Task material
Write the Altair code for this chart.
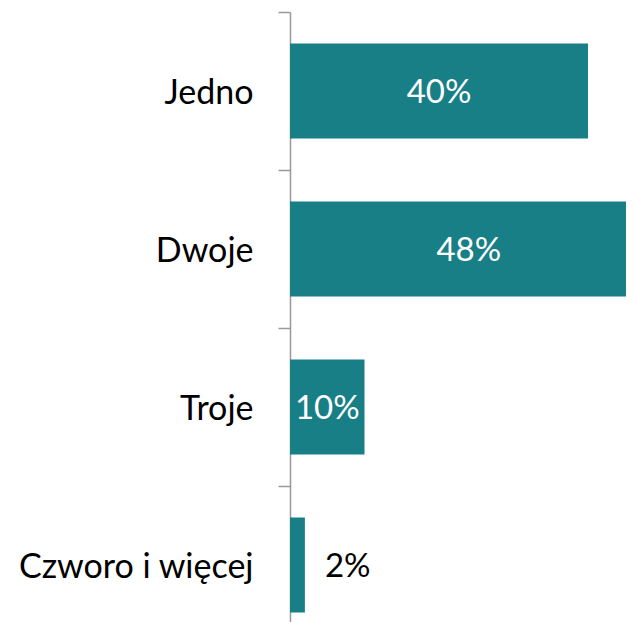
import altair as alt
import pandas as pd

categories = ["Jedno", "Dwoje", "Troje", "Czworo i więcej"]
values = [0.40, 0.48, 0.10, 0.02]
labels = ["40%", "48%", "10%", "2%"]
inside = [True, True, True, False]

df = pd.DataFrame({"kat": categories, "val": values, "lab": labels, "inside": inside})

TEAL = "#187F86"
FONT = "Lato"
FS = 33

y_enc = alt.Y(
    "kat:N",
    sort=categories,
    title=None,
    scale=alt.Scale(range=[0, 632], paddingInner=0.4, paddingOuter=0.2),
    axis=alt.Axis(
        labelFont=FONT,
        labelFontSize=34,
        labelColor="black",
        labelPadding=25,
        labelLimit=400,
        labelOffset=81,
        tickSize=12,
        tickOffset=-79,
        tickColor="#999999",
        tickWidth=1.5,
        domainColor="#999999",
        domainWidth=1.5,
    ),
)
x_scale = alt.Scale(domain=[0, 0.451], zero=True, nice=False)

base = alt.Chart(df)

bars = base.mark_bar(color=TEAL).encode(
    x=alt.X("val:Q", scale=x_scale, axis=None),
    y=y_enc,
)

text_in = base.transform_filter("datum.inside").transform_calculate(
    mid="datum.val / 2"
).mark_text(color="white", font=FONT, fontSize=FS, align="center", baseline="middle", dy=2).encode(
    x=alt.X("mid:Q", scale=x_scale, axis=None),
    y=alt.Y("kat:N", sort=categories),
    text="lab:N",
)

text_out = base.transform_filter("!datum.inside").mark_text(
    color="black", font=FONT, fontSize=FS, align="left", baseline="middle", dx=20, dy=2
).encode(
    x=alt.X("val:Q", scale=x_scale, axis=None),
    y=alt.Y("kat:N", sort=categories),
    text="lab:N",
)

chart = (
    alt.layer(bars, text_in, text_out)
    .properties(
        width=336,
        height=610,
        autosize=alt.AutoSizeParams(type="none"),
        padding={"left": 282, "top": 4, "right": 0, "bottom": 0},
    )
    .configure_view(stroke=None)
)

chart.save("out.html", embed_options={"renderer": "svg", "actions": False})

==

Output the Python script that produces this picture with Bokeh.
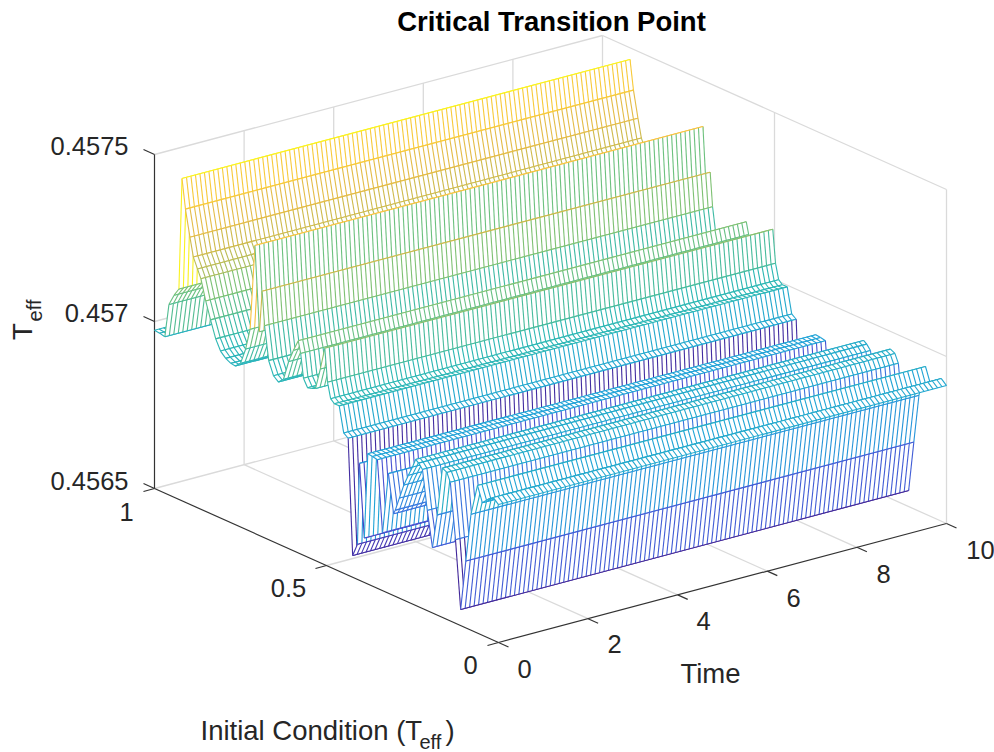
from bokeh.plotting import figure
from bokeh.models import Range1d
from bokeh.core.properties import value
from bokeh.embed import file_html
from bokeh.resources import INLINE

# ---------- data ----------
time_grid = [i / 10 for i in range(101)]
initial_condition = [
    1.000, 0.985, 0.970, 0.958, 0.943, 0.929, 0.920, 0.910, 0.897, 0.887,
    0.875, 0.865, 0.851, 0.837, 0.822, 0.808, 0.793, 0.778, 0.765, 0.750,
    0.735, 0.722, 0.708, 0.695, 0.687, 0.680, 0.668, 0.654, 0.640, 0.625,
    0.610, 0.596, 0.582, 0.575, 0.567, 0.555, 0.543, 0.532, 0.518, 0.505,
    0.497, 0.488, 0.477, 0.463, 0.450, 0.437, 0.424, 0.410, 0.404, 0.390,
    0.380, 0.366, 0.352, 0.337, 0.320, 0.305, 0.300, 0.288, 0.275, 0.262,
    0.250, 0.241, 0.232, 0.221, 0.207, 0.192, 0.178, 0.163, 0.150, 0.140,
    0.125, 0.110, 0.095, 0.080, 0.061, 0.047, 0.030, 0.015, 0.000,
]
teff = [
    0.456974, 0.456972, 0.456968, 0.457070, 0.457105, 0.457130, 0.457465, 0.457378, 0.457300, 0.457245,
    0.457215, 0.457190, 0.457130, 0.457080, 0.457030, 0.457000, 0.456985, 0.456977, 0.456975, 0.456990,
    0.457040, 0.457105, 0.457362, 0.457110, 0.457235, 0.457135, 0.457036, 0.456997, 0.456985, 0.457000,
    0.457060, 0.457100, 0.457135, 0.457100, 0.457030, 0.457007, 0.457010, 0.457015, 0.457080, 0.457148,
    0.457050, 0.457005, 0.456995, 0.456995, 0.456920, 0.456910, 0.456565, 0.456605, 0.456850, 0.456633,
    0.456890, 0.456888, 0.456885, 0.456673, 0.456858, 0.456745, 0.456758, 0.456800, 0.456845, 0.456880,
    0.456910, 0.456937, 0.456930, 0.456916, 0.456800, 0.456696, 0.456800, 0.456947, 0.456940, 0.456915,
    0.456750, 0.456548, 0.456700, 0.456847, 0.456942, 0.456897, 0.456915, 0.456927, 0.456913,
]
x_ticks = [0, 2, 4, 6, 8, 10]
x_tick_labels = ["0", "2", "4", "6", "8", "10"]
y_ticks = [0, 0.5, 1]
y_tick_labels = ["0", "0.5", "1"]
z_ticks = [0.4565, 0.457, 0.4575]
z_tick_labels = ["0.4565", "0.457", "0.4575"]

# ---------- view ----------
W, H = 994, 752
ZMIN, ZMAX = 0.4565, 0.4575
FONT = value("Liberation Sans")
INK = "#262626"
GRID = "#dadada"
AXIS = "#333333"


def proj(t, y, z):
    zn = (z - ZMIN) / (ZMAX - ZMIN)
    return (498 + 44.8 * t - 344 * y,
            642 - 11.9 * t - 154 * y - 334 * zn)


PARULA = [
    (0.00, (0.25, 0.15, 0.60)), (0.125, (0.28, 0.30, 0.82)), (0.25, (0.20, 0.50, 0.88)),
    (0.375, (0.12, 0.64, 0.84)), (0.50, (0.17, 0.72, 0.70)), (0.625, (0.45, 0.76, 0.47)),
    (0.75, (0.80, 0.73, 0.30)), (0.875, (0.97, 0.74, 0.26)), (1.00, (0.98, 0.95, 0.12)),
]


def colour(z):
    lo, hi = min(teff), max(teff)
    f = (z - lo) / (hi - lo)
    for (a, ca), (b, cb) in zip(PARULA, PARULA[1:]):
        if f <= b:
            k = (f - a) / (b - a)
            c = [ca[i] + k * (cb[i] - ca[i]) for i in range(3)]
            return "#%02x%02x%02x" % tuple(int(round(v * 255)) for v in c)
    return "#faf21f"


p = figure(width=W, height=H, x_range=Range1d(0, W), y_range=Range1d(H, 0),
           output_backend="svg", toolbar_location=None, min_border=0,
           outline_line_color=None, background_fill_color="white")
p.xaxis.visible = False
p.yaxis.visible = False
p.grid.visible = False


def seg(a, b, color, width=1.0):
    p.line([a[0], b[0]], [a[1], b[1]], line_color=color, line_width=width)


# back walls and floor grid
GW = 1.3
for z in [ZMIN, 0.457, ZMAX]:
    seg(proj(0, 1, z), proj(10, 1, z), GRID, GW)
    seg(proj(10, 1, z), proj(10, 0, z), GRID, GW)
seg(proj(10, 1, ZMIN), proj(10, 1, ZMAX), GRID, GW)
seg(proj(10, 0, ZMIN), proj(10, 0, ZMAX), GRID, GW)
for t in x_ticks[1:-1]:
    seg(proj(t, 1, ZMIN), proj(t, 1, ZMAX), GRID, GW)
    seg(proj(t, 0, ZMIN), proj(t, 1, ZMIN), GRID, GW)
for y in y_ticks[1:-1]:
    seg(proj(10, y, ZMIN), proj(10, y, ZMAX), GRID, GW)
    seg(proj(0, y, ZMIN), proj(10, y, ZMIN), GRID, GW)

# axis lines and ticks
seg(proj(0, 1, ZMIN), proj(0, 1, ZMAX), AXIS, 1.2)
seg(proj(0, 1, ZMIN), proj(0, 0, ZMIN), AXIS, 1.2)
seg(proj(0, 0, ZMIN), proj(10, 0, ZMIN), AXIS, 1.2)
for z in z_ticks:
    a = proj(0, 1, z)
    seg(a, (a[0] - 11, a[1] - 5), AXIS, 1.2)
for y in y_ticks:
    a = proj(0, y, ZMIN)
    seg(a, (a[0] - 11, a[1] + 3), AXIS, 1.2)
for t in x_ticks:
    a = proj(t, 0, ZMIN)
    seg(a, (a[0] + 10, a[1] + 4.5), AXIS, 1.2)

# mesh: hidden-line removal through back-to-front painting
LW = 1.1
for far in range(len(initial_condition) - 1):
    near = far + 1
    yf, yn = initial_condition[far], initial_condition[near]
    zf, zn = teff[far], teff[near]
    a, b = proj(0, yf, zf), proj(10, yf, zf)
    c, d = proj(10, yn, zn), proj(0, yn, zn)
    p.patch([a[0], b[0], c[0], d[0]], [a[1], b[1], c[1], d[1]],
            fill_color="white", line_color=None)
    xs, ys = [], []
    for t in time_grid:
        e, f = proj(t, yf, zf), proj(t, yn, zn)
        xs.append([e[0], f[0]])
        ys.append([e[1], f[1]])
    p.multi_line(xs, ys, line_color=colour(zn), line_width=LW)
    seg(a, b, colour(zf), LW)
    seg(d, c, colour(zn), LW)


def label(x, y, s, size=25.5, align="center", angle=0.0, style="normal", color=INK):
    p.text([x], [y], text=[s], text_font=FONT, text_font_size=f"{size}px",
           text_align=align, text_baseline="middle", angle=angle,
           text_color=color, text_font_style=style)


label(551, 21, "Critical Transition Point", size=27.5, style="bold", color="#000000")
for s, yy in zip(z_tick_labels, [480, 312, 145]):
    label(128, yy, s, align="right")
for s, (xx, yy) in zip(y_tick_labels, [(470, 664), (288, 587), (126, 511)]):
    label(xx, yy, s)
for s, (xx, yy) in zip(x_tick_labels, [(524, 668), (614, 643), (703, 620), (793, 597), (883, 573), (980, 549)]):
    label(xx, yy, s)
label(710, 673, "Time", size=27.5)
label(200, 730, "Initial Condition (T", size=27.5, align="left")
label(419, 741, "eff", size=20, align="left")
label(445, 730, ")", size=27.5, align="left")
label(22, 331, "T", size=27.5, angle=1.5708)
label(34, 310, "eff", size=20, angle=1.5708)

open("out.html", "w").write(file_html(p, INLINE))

What you are asked to do
Start at the line with "Write the Altair code for this chart.", stop at the line with "base = alt.Chart(df)", both lines included, and repeat that span exactly without its pictures.

Finished exercise
Write the Altair code for this chart.
import altair as alt
import pandas as pd

categories = ["Jedno", "Dwoje", "Troje", "Czworo i więcej"]
values = [0.40, 0.48, 0.10, 0.02]
labels = ["40%", "48%", "10%", "2%"]
inside = [True, True, True, False]

df = pd.DataFrame({"kat": categories, "val": values, "lab": labels, "inside": inside})

TEAL = "#187F86"
FONT = "Lato"
FS = 33

y_enc = alt.Y(
    "kat:N",
    sort=categories,
    title=None,
    scale=alt.Scale(range=[0, 632], paddingInner=0.4, paddingOuter=0.2),
    axis=alt.Axis(
        labelFont=FONT,
        labelFontSize=34,
        labelColor="black",
        labelPadding=25,
        labelLimit=400,
        labelOffset=81,
        tickSize=12,
        tickOffset=-79,
        tickColor="#999999",
        tickWidth=1.5,
        domainColor="#999999",
        domainWidth=1.5,
    ),
)
x_scale = alt.Scale(domain=[0, 0.451], zero=True, nice=False)

base = alt.Chart(df)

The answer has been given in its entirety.